The higher costs have stalled deals. “Multiple Oracle data-center leases that were under negotiation with private operators struggled to secure financing, in turn preventing Oracle from securing the data-center capacity via a lease,” the report said. Without financing, private data-center operators can’t build the facilities Oracle needs, creating a bottleneck in the company’s infrastructure rollout.
Oracle has already tapped debt markets heavily, raising approximately $58 billion in just two months: $38 billion for facilities in Texas and Wisconsin, and $20 billion for New Mexico. But that represents only a fraction of what the company ultimately needs, and US banks are increasingly reluctant to provide more.
Asian banks have stepped in where US lenders are retreating, remaining willing to lend at premium rates as they seek exposure to AI infrastructure growth. That provides Oracle an alternative path for international expansion but doesn’t solve the company’s US capacity challenges. TD Cowen added that the US financing constraints raise fundamental questions about whether Oracle can grow revenue if it cannot secure the data-center capacity its customers are expecting.
Scrambling for solutions
Faced with these constraints, Oracle is pursuing multiple strategies to reduce its capital needs. The company has begun requiring 40% upfront deposits from new customers, TD Cowen said, effectively asking clients to help fund the infrastructure buildout. It’s also exploring “bring your own chip” (BYOC) arrangements where customers would supply their own hardware, shifting capital requirements off Oracle’s books.

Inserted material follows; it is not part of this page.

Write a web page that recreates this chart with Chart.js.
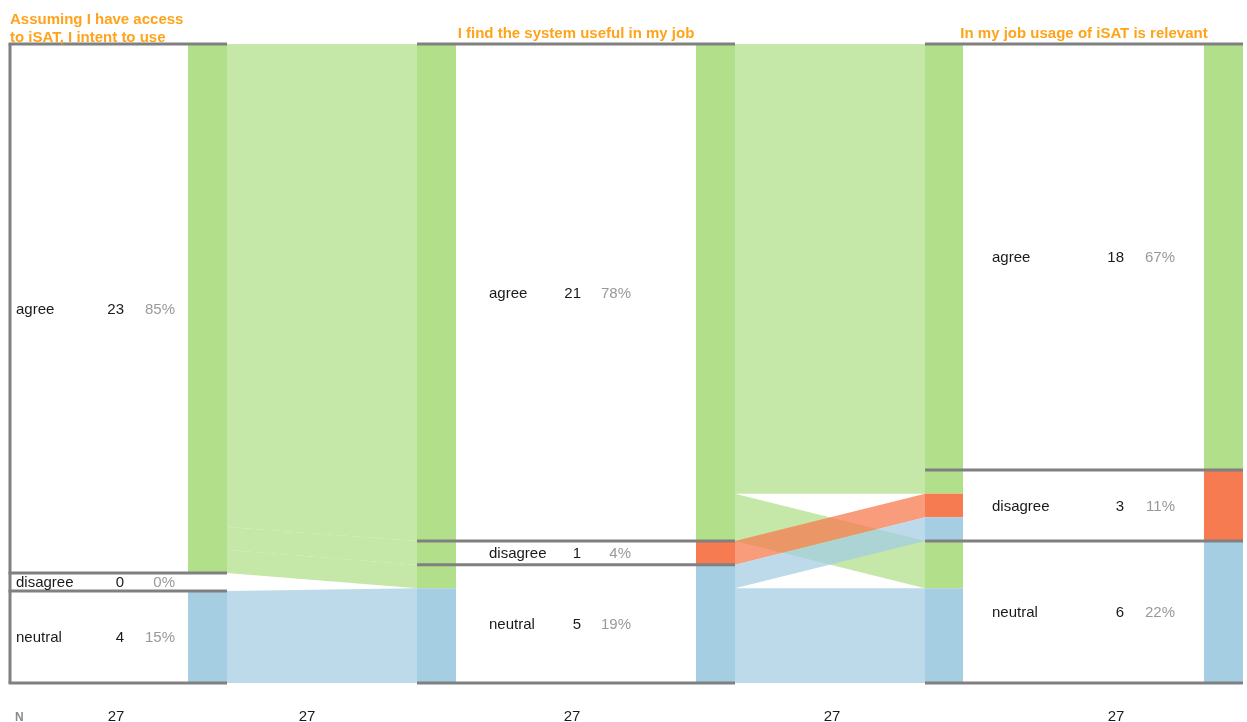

TD Cowen said some combination of BYOC and workforce reductions represent the most likely path forward, since BYOC would directly address the capital expenditure challenge while job cuts would improve cash flow. But both options carry risks. BYOC could require renegotiating existing contracts that assume Oracle provides the hardware, while major layoffs could affect the company’s ability to execute its infrastructure plans.
The potential workforce reduction would be Oracle’s largest in recent years. The company cut an estimated 10,000 jobs in late 2025 as part of a $1.6 billion restructuring plan. Oracle has also repeatedly reduced headcount at Cerner since acquiring the healthcare technology company, including layoffs in 2023 following problems with a Veterans Affairs contract.